Any business wondering where the customers went can find out by taking a look at the Federal Reserve Board's new estimates of household debt. Millions of households, it turns out, are carrying the baggage of education loans, preventing them from buying homes, cars, furniture, going to restaurants, or taking vacations.
In 2009, a substantial 18 percent of households in the United States had education loans. This was up from 16 percent in 2007. By age, the percentage of households with student debt extends well into middle age. Take a look:
Under age 35: 37%
Aged 35 to 44: 20%
Aged 45 to 54: 18%
Aged 55 to 64: 10%
These loans are not trifling either. The size of student loans exceeds vehicle loans and far surpasses credit card debt. For households with student debt, the median amount owed was $15,000 in 2009, up from $12,400 in 2007 (in 2009 dollars)--a 21 percent increase in two years. For the record, the median amount households owed on vehicle loans was a smaller $12,400. The median amount owed on credit cards was just $3,300.

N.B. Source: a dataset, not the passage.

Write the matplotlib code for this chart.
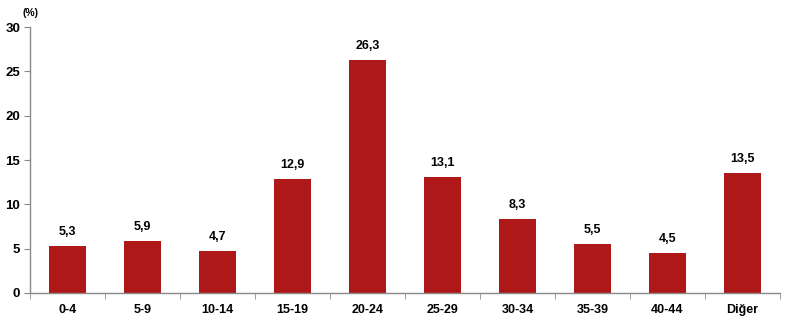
import numpy as np
import matplotlib.pyplot as plt

categories = ["0-4", "5-9", "10-14", "15-19", "20-24", "25-29", "30-34", "35-39", "40-44", "Diğer"]
values = [5.3, 5.9, 4.7, 12.9, 26.3, 13.1, 8.3, 5.5, 4.5, 13.5]
value_labels = ["5,3", "5,9", "4,7", "12,9", "26,3", "13,1", "8,3", "5,5", "4,5", "13,5"]

plt.rcParams['font.family'] = ['Liberation Sans', 'DejaVu Sans']

fig = plt.figure(figsize=(7.96, 3.25), dpi=100)
ax = fig.add_axes([0.0377, 0.0985, 0.942, 0.818])

x = np.arange(len(categories))
ax.bar(x, values, width=0.5, color="#AE1818")
for xi, v, lab in zip(x, values, value_labels):
    ax.text(xi, v + 0.9, lab, ha="center", va="bottom", fontsize=9, fontweight="bold")

ax.set_xlim(-0.5, len(categories) - 0.5)
ax.set_ylim(0, 30)
ax.set_yticks(range(0, 31, 5))
ax.set_xticks(x)
ax.set_xticklabels(categories, fontsize=9, fontweight="bold")
ax.set_xticks(np.arange(-0.5, len(categories) + 0.5, 1), minor=True)
ax.tick_params(axis="x", which="major", length=0, pad=8)
ax.tick_params(axis="x", which="minor", length=4, color="#898989")
ax.tick_params(axis="y", length=4, color="#898989", pad=3)
for lab in ax.get_yticklabels():
    lab.set_fontweight("bold")
    lab.set_fontsize(9.5)

for s in ["top", "right"]:
    ax.spines[s].set_visible(False)
for s in ["left", "bottom"]:
    ax.spines[s].set_color("#898989")
    ax.spines[s].set_linewidth(1)

fig.text(0.0285, 0.945, "(%)", fontsize=7.5, fontweight="bold", ha="left", va="bottom")

fig.savefig("out.png", dpi=100)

The households most burdened by student loans are the same ones many businesses were counting on to spend their way out of the Great Recession: married couples with children (24 percent have student loans, and they owe a median of $15,000), renters (24 percent have student loans, and they owe a median of $12,000), and college graduates (25 percent have student loans, and they owe a median of $20,000).
A funny thing happened on the way to where we are today. Your customers signed on a dotted line, and now their current and future income is being siphoned off by someone else.